British International Investment (BII), the UK’s development finance institution, and Denmark’s Copenhagen Infrastructure Partners (CIP) have jointly committed up to $300 million (Rs 2,897 crore) to North Star, a new platform aimed at financing solar, wind, hybrid and storage projects in India.
The new investment vehicle marks the first deployment under BII’s recently launched British Climate Partners (BCP) initiative, a £1.1 billion ($1.48 billion) effort to mobilize institutional capital for energy transition in coal-heavy Asian economies.
BII and CIP’s Growth Markets Fund II (GMF II) will each put in up to $150 million, with the structure intended to attract additional private capital over time.
BII and CIP said the platform will target investing in India’s renewable sector, where ambitious targets — 500 GW of non-fossil capacity by 2030 and net-zero by 2070 — clash with persistent financing and execution gaps estimated at $160 billion annually until the end of the decade.
North Star’s projects are projected to generate over 4 million MWh of clean energy and avoid roughly 4 million tonnes of CO₂ emissions per year once operational.
BII and CIP’s current India play
The joint investment platform launched by the two European investors builds on both firms’ existing India footprint, though challenges in scaling renewables remain.
BII has been one of the more active development finance players in the sector. In 2018, it seeded Ayana Renewable Power with a $100 million commitment. The platform grew with follow-on capital from NIIF and others, developed over 4 GW of solar, wind and round-the-clock projects, and was sold in early 2025 to ONGC NTPC Green for an enterprise value of $2.3 billion. BII described the exit as successful catalytic capital at work.
BII has also backed Fourth Partner Energy (FPEL), a leading commercial and industrial (C&I) renewable provider, with roughly $80 million in mezzanine debt facilities to support over 500 MW of capacity across India and parts of Southeast Asia. Other investments include stakes supporting ReNew Energy Global’s solar manufacturing ambitions ($100 million in 2025) and various transmission, distribution and smart metering plays.
In the grid modernization space, BII has financed smart metre deployments through Apraava Energy (part of a $92 million package with Standard Chartered for around 2 million metres) and Polaris Smart Metering (Rs 710 crore, or around $80-85 million, for over 2.2 million metres in West Bengal). These address aggregate technical and commercial losses and aid renewable integration but form only part of the broader distribution reform push under the Revamped Distribution Sector Scheme.
BII has extended its climate push into electric mobility, with investments in GreenCell Mobility for electric buses and other EV ecosystem players, contributing to over $1 billion in climate commitments in India in recent years.
CIP, a specialist in greenfield energy infrastructure, has partnered in India previously with Ampin Energy Transition (formerly Amp Energy India).
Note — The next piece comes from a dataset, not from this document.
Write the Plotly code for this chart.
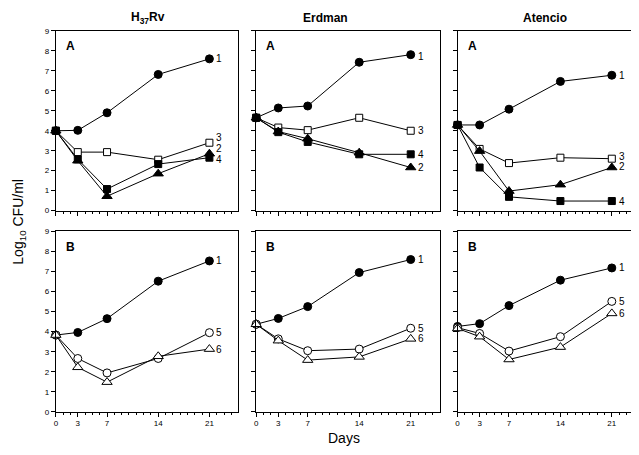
import plotly.graph_objects as go

days = [0, 3, 7, 14, 21]

strains = ["H<sub>37</sub>Rv", "Erdman", "Atencio"]

# Row A series: 1 (filled circle), 2 (filled triangle), 3 (open square), 4 (filled square)
A_s1 = [[4.0, 4.02, 4.9, 6.82, 7.6], [4.65, 5.14, 5.24, 7.43, 7.81], [4.29, 4.29, 5.08, 6.47, 6.78]]
A_s2 = [[4.0, 2.5, 0.72, 1.85, 2.85], [4.65, 3.96, 3.6, 2.9, 2.16], [4.29, 2.98, 0.98, 1.3, 2.16]]
A_s3 = [[4.0, 2.93, 2.93, 2.55, 3.4], [4.65, 4.16, 4.03, 4.65, 4.0], [4.29, 3.09, 2.38, 2.65, 2.6]]
A_s4 = [[4.0, 2.57, 1.08, 2.33, 2.65], [4.65, 3.93, 3.44, 2.82, 2.82], [4.29, 2.16, 0.69, 0.48, 0.48]]

# Row B series: 1 (filled circle), 5 (open circle), 6 (open triangle)
B_s1 = [[3.83, 3.96, 4.65, 6.52, 7.53], [4.37, 4.66, 5.25, 6.95, 7.6], [4.26, 4.4, 5.3, 6.57, 7.18]]
B_s5 = [[3.83, 2.66, 1.94, 2.66, 3.95], [4.37, 3.64, 3.05, 3.13, 4.17], [4.2, 3.91, 3.03, 3.75, 5.51]]
B_s6 = [[3.83, 2.22, 1.48, 2.77, 3.13], [4.37, 3.55, 2.58, 2.74, 3.64], [4.16, 3.75, 2.61, 3.23, 4.91]]

x_ticks = [0, 3, 7, 14, 21]
y_ticks = list(range(0, 10))

# end-label vertical nudges (pixels) per panel
A_label_shift = [
    {"1": 0, "2": 5, "3": 5.5, "4": -2},
    {"1": -2, "2": 0, "3": 0, "4": 0},
    {"1": 0, "2": 0.5, "3": 2.7, "4": 0},
]
B_label_shift = [
    {"1": 0, "5": 0, "6": 0},
    {"1": 0, "5": 0, "6": 0},
    {"1": 0, "5": 0, "6": 0},
]

FONT = "Liberation Sans, Arial, Helvetica, sans-serif"

# page is drawn with an 8px body margin: work in page pixels and convert
OFF = 8
W, H = 639 - OFF, 455 - OFF


def px(p):
    return max(0.0, min(1.0, (p - OFF) / W))


def py(p):
    return max(0.0, min(1.0, 1 - (p - OFF) / H))


x_edges = [(54, 237), (255, 439), (457, 639)]
top_edges = (27.3, 210.7)
bot_edges = (232, 416)
xmax = [24.95, 24.93, 24.7]

fig = go.Figure()

styles = {
    "1": dict(symbol="circle", size=8, color="black", line=dict(color="black", width=1)),
    "2": dict(symbol="triangle-up", size=9, color="black", line=dict(color="black", width=1)),
    "3": dict(symbol="square", size=7, color="white", line=dict(color="black", width=1)),
    "4": dict(symbol="square", size=7, color="black", line=dict(color="black", width=1)),
    "5": dict(symbol="circle", size=8, color="white", line=dict(color="black", width=1)),
    "6": dict(symbol="triangle-up", size=9, color="white", line=dict(color="black", width=1)),
}

annotations = []
layout_axes = {}


def add_panel(idx, xe, ye, series, shifts, letter, show_xlabels, show_ylabels, col):
    xa = "x" if idx == 1 else f"x{idx}"
    ya = "y" if idx == 1 else f"y{idx}"
    for name, vals in series:
        fig.add_trace(go.Scatter(
            x=days, y=vals, mode="lines+markers", xaxis=xa, yaxis=ya,
            line=dict(color="black", width=1), marker=styles[name],
            cliponaxis=False, showlegend=False, hoverinfo="skip"))
        annotations.append(dict(
            x=days[-1], y=vals[-1], xref=xa, yref=ya, text=name, showarrow=False,
            xanchor="left", yanchor="middle", xshift=6, yshift=shifts[name],
            borderpad=0, font=dict(family=FONT, size=10, color="#000000")))
    annotations.append(dict(
        x=0.045, y=0.915, xref=f"{xa} domain", yref=f"{ya} domain", text=f"<b>{letter}</b>",
        showarrow=False, xanchor="left", yanchor="middle",
        font=dict(family=FONT, size=12, color="black")))
    layout_axes["xaxis" if idx == 1 else f"xaxis{idx}"] = dict(
        domain=[px(xe[0]), px(xe[1])], anchor=ya, range=[0, xmax[col]], tickvals=x_ticks,
        ticktext=[str(t) for t in x_ticks], showticklabels=show_xlabels,
        ticks="outside", ticklen=4, tickwidth=1, tickcolor="black",
        minor=dict(ticks="outside", ticklen=2, dtick=1, tick0=0, tickcolor="black", tickwidth=1),
        showline=True, mirror=True, linecolor="black", linewidth=1,
        showgrid=False, zeroline=False,
        tickfont=dict(family=FONT, size=8, color="black"))
    layout_axes["yaxis" if idx == 1 else f"yaxis{idx}"] = dict(
        domain=[py(ye[1]), py(ye[0])], anchor=xa, range=[0, 9], tickvals=y_ticks,
        showticklabels=show_ylabels,
        ticks="outside", ticklen=4, tickwidth=1, tickcolor="black",
        showline=True, mirror=(col != 2), linecolor="black", linewidth=1,
        showgrid=False, zeroline=False,
        tickfont=dict(family=FONT, size=8, color="black"))


idx = 1
for c in range(3):
    add_panel(idx, x_edges[c], top_edges,
              [("1", A_s1[c]), ("3", A_s3[c]), ("4", A_s4[c]), ("2", A_s2[c])],
              A_label_shift[c], "A", False, c == 0, c)
    idx += 1
for c in range(3):
    add_panel(idx, x_edges[c], bot_edges,
              [("1", B_s1[c]), ("5", B_s5[c]), ("6", B_s6[c])],
              B_label_shift[c], "B", True, c == 0, c)
    idx += 1

title_px = [146, 325, 545]
for c in range(3):
    annotations.append(dict(
        x=px(title_px[c]), y=py(14), xref="paper", yref="paper", text=f"<b>{strains[c]}</b>",
        showarrow=False, xanchor="center", yanchor="middle",
        font=dict(family=FONT, size=12, color="black")))

annotations.append(dict(
    x=px(17), y=py(222), xref="paper", yref="paper",
    text="Log<sub>10</sub> CFU/ml", textangle=-90, showarrow=False,
    xanchor="center", yanchor="middle", font=dict(family=FONT, size=14, color="black")))
annotations.append(dict(
    x=px(343), y=py(443), xref="paper", yref="paper",
    text="Days", showarrow=False, xanchor="center", yanchor="middle",
    font=dict(family=FONT, size=14, color="black")))

fig.update_layout(
    width=W, height=H, margin=dict(l=0, r=0, t=0, b=0),
    paper_bgcolor="white", plot_bgcolor="white",
    annotations=annotations, **layout_axes)

fig.write_html("out.html")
Earlier commitments through its New Markets Fund supported an around 1.7 GW Unicus solar and hybrid portfolio.
More recent extensions target another around 2 GW, bringing combined exposure toward $1.5 billion in asset value across solar, wind, hybrid and storage.
CIP’s GMF II, with a $3 billion target across select high-growth markets, positions North Star as part of a broader push into Asia and beyond.
Rohit Anand, MD and head of Asia Infrastructure at BII, framed the move as leveraging the firm’s India experience and BCP’s mandate to mobilize capital where need and opportunity intersect. CIP’s Peter Jannik Sjøntoft highlighted India’s strategic importance and the combination of local insight with global expertise.
The North Star announcement is the latest in a string of climate-focussed moves but arrives against a backdrop of tightening global capital conditions and India’s need for faster, cheaper execution if it is to meet its 2030 targets without compromising reliability or affordability.
North Star enters a competitive landscape. Domestic players, international funds, and other DFIs continue to deploy capital, while sovereign-backed entities have also been eying scaled platforms.
BII, with total net assets around £9.87 billion and a mandate focussed on poverty reduction and climate, plans for at least 40% of new commitments through 2031 to qualify as climate finance. CIP manages tens of billions across funds focussed on greenfield renewables globally.